What to do:
"this" appears in how many lines of the entries? State only the number.

Provided data:
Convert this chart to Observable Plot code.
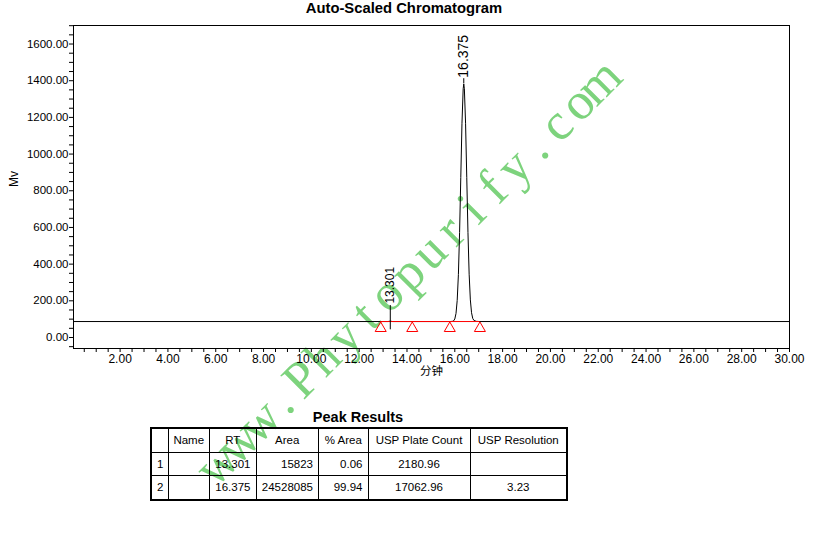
<!DOCTYPE html>
<html>
<head>
<meta charset="utf-8">
<script src="https://cdn.jsdelivr.net/npm/d3@7"></script>
<script src="https://cdn.jsdelivr.net/npm/@observablehq/plot@0.6"></script>
<style>
  body { margin: 0; background: #fff; font-family: "Liberation Sans", Arial, sans-serif; }
  #page { position: relative; width: 816px; height: 539px; overflow: hidden; background: #fff; }
  #wm { position: absolute; left: 0; top: 0; z-index: 0; pointer-events: none; }
  #chart { position: absolute; left: 0; top: 0; z-index: 1; }
  #title { position: absolute; left: 0; top: 0; width: 808px; text-align: center; font-weight: bold;
           font-size: 14.8px; line-height: 17px; z-index: 2; color: #000; }
  #ptitle { position: absolute; left: 258px; top: 409px; width: 200px; text-align: center; font-weight: bold;
            font-size: 14.5px; line-height: 17px; z-index: 2; color: #000; }
  #tbl { position: absolute; left: 150px; top: 427px; z-index: 2; }
  #tbl table { border-collapse: collapse; table-layout: fixed; width: 416px; border: 2px solid #000;
               font-size: 11.5px; color: #000; }
  #tbl td { border: 1px solid #000; height: 22.5px; padding: 0 5px; white-space: nowrap; overflow: visible; }
  #tbl td.c { text-align: center; padding: 0; }
  #tbl td.r { text-align: right; }
  #tbl td.l { text-align: left; }
</style>
</head>
<body>
<div id="page">
  <svg id="wm" width="816" height="539"></svg>
  <div id="chart"></div>
  <div id="title">Auto-Scaled Chromatogram</div>
  <div id="ptitle">Peak Results</div>
  <div id="tbl"></div>
</div>
<script>
// ---- chromatogram trace (minutes, mV) ----
const traceTime = [0.05, 12.90, 13.20, 13.30, 13.40, 15.80, 15.90, 15.95, 16.00, 16.05, 16.10, 16.15, 16.20,
                   16.25, 16.30, 16.35, 16.375, 16.40, 16.45, 16.50, 16.55, 16.60, 16.65, 16.70, 16.75,
                   16.80, 16.90, 17.05, 30.00];
const traceMv   = [87, 87, 87, 89, 87, 87, 88, 91, 101, 131, 202, 343, 573,
                   873, 1168, 1356, 1382, 1356, 1168, 873, 573, 345, 205, 135, 104,
                   93, 88, 87, 87];
// ---- peak apex markers and labels ----
const peakRT       = [13.301, 16.375];
const peakLabel    = ["13.301", "16.375"];
const peakMarkLow  = [42, 1382];
const peakMarkHigh = [174, 1411];
// ---- integration events (red triangles) and integration baseline ----
const eventTime = [12.90, 14.22, 15.79, 17.05];
const eventMv   = [50, 50, 50, 50];
const baselineMv = 87;
// ---- axis tick labels ----
const xTickLabels = [2, 4, 6, 8, 10, 12, 14, 16, 18, 20, 22, 24, 26, 28, 30];
const yTickLabels = [0, 200, 400, 600, 800, 1000, 1200, 1400, 1600];
// ---- peak results table ----
const tableHeader     = ["", "Name", "RT", "Area", "% Area", "USP Plate Count", "USP Resolution"];
const tablePeakNo     = ["1", "2"];
const tableName       = ["", ""];
const tableRT         = ["13.301", "16.375"];
const tableArea       = ["15823", "24528085"];
const tablePctArea    = ["0.06", "99.94"];
const tablePlateCount = ["2180.96", "17062.96"];
const tableResolution = ["", "3.23"];
// ---- watermark text ----
const watermarkText = "www.Phytopurify.com";

const trace = traceTime.map((t, i) => ({t, mv: traceMv[i]}));
const peaks = peakRT.map((rt, i) => ({rt, label: peakLabel[i], low: peakMarkLow[i], high: peakMarkHigh[i]}));
const events = eventTime.map((t, i) => ({t, mv: eventMv[i]}));

const xMinor = d3.range(0.5, 30.001, 0.5);
const yMinor = d3.range(-50, 1701, 50);
const f2 = d3.format(".2f");

const chart = Plot.plot({
  width: 816,
  height: 390,
  marginLeft: 73,
  marginRight: 27,
  marginTop: 25,
  marginBottom: 42,
  style: {background: "transparent", fontFamily: "'Liberation Sans', Arial, sans-serif", color: "#000", overflow: "visible"},
  x: {domain: [0.05, 30]},
  y: {domain: [-60, 1701]},
  marks: [
    Plot.axisX({ticks: xMinor, tickSize: 4, tickPadding: 2, fontSize: 12, label: null,
                tickFormat: d => xTickLabels.includes(d) ? f2(d) : ""}),
    Plot.axisY({ticks: yMinor, tickSize: 4, tickPadding: 1, fontSize: 11.5, label: null,
                tickFormat: d => yTickLabels.includes(d) ? f2(d) : ""}),
    Plot.frame({stroke: "#000"}),
    Plot.line(trace, {x: "t", y: "mv", stroke: "#000", strokeWidth: 1}),
    Plot.ruleY([baselineMv], {x1: eventTime[0], x2: eventTime[eventTime.length - 1], stroke: "#ff0000", strokeWidth: 1}),
    Plot.dot(events, {x: "t", y: "mv", symbol: "triangle", r: 4.1, stroke: "#ff0000", fill: "none", strokeWidth: 1}),
    Plot.ruleX(peaks, {x: "rt", y1: "low", y2: "high", stroke: "#000", strokeWidth: 1}),
    Plot.text(peaks.filter(d => d.rt < 15), {x: "rt", y: "high", text: "label", rotate: -90, textAnchor: "start",
              dy: -2, fontSize: 12, fill: "#000"}),
    Plot.text(peaks.filter(d => d.rt >= 15), {x: "rt", y: "high", text: "label", rotate: -90, textAnchor: "start",
              dy: -1, fontSize: 14, fill: "#000"}),
    Plot.text(["Mv"], {frameAnchor: "left", dx: -59, rotate: -90, text: d => d, fontSize: 12, fill: "#000"}),
    Plot.text(["分钟"], {frameAnchor: "bottom", dy: 26, text: d => d, fontSize: 11.5, fill: "#000",
              fontFamily: "'Noto Sans CJK SC', sans-serif"})
  ]
});
document.getElementById("chart").appendChild(chart);

// watermark: thin serif glyphs on an even pitch, diagonal
const pitch = 30;
const wm = d3.select("#wm");
wm.append("text")
  .attr("transform", "translate(218,486) rotate(-45)")
  .attr("x", Array.from(watermarkText, (c, i) => (i + 0.5) * pitch).join(" "))
  .attr("y", 0)
  .attr("text-anchor", "middle")
  .attr("font-family", "'Liberation Serif', 'DejaVu Serif', serif")
  .attr("font-size", 52)
  .attr("fill", "#7dd37d")
  .text(watermarkText);

// table
const rows = [tableHeader];
tablePeakNo.forEach((n, i) => rows.push([n, tableName[i], tableRT[i], tableArea[i], tablePctArea[i], tablePlateCount[i], tableResolution[i]]));
const widths = [17, 41.5, 46.5, 62.5, 49.5, 102, 97];
const bodyAlign = ["l", "c", "r", "r", "r", "c", "c"];
const table = d3.select("#tbl").append("table");
const cg = table.append("colgroup");
widths.forEach(w => cg.append("col").style("width", w + "px"));
rows.forEach((row, ri) => {
  const tr = table.append("tr");
  row.forEach((cell, ci) => {
    tr.append("td").attr("class", ri === 0 ? (ci === 0 ? "l" : "c") : bodyAlign[ci]).text(cell);
  });
});
</script>
</body>
</html>
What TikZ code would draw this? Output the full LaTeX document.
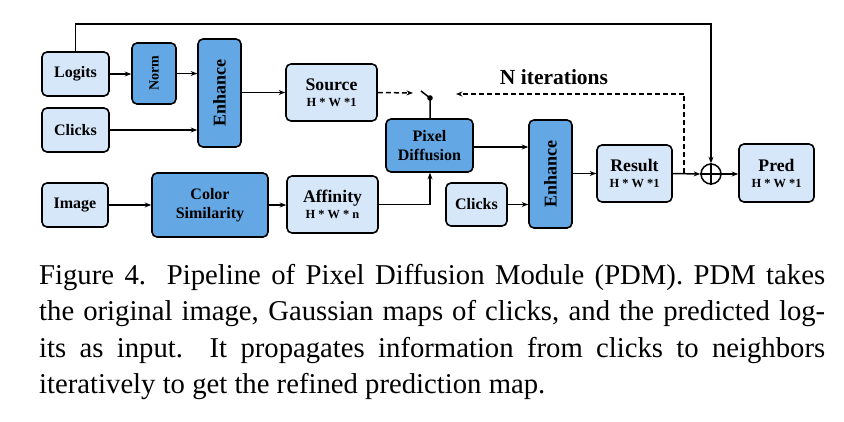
\documentclass[tikz,border=0pt]{standalone}
\usepackage{fontspec}
\setmainfont{Liberation Serif}
\usepackage{graphicx}
\usetikzlibrary{arrows.meta,calc,positioning}
\definecolor{lightblk}{RGB}{214,231,250}
\definecolor{darkblk}{RGB}{99,167,228}
\newcommand{\dimtxt}[1]{{\fontsize{12.4}{14}\selectfont #1}}

\begin{document}
\begin{tikzpicture}[x=1pt,y=-1pt,
    blk/.style={draw, line width=1.6pt, rounded corners=5pt, inner sep=0pt, align=center,
        font=\bfseries\fontsize{16}{19}\selectfont},
    inbox/.style={blk, fill=lightblk},
    opbox/.style={blk, fill=darkblk},
    bigtxt/.style={font=\bfseries\fontsize{17.7}{16}\selectfont},
    arr/.style={line width=1.5pt, -{Stealth[length=6.5pt,width=5pt]}},
    dsh/.style={dash pattern=on 5pt off 3pt}]
\useasboundingbox (0,0) rectangle (844,422);

% inputs
\node[inbox, minimum width=67, minimum height=44] (logits) at (75.5,74) {Logits};
\node[inbox, minimum width=67, minimum height=44] (clicksA) at (75.5,130) {Clicks};
\node[inbox, minimum width=66, minimum height=44] (image) at (75,205) {Image};

% upper branch
\node[opbox, minimum width=44, minimum height=61] (norm) at (154,73.5)
    {\rotatebox{90}{\fontsize{14}{16}\selectfont Norm}};
\node[opbox, minimum width=43, minimum height=108] (enhA) at (219.5,93)
    {\rotatebox{90}{\fontsize{18}{20}\selectfont Enhance}};
\node[inbox, bigtxt, minimum width=91, minimum height=57] (source) at (331.5,92.5)
    {Source\\\dimtxt{H * W *1}};

% lower branch
\node[opbox, minimum width=116, minimum height=64] (colsim) at (210,205) {Color\\Similarity};
\node[inbox, bigtxt, minimum width=91, minimum height=57] (affin) at (332.5,204.5)
    {Affinity\\\dimtxt{H * W * n}};
\node[opbox, minimum width=87, minimum height=53] (pixdiff) at (429.5,145.5) {Pixel\\Diffusion};
\node[inbox, minimum width=61, minimum height=43] (clicksB) at (476.5,204.5) {Clicks};
\node[opbox, minimum width=43, minimum height=108] (enhB) at (550.5,174)
    {\rotatebox{90}{\fontsize{18}{20}\selectfont Enhance}};
\node[inbox, bigtxt, minimum width=75, minimum height=57] (result) at (634.5,173.5)
    {Result\\\dimtxt{H * W *1}};
\node[draw, circle, line width=1.5pt, minimum size=20, inner sep=0pt] (oplus) at (711,174) {};
\node[inbox, bigtxt, minimum width=75, minimum height=58] (pred) at (776.5,173)
    {Pred\\\dimtxt{H * W *1}};

\node[font=\bfseries\fontsize{21.5}{24}\selectfont] (iter) at (554,77) {N iterations};

% switch
\coordinate (swin) at (413,93);
\coordinate (swA) at (421,91);
\coordinate (swB) at (430,98);
\coordinate (swout) at (456,94);
\coordinate (loopA) at (684,173.5);
\coordinate (topline) at (400,24);

\draw[line width=1.5pt] (oplus.north) -- (oplus.south) (oplus.west) -- (oplus.east);

\draw[arr] (logits.east) -- (logits.east -| norm.west);
\draw[arr] (norm.east) -- (norm.east -| enhA.west);
\draw[arr] (clicksA.east) -- (clicksA.east -| enhA.west);
\draw[arr] (enhA.east |- source.west) -- (source.west);
\draw[arr, dsh] (source.east) -- (swin);
\draw[line width=1.5pt] (swA) -- (swB) -- (swB |- pixdiff.north);
\fill (swB) circle (2.8pt);
\draw[arr] (image.east) -- (colsim.west);
\draw[arr] (colsim.east) -- (colsim.east -| affin.west);
\draw[arr] (affin.east) -| (swB |- pixdiff.south);
\draw[arr] (pixdiff.east) ++(0,1.5) -- (enhB.west |- {(0,147)});
\draw[arr] (clicksB.east) -- (clicksB.east -| enhB.west);
\draw[arr] (enhB.east |- result.west) -- (result.west);
\draw[arr] (result.east) -- (oplus.west);
\draw[arr] (oplus.east) -- (pred.west |- oplus.east);
\draw[arr, dsh] (loopA) |- (swout);
\draw[arr] (logits.north) |- (topline) -| (oplus.north);

% caption
\node[anchor=north west, inner sep=0pt, text width=786, align=justify,
      font=\fontsize{28.7}{36.3}\selectfont] (caption) at (39,264)
    {Figure 4.\ \ Pipeline of Pixel Diffusion Module (PDM). PDM takes\linebreak
     the original image, Gaussian maps of clicks, and the predicted log-\linebreak
     its as input.\ \ It propagates information from clicks to neighbors\linebreak
     iteratively to get the refined prediction map.};
\end{tikzpicture}
\end{document}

The completed task:
2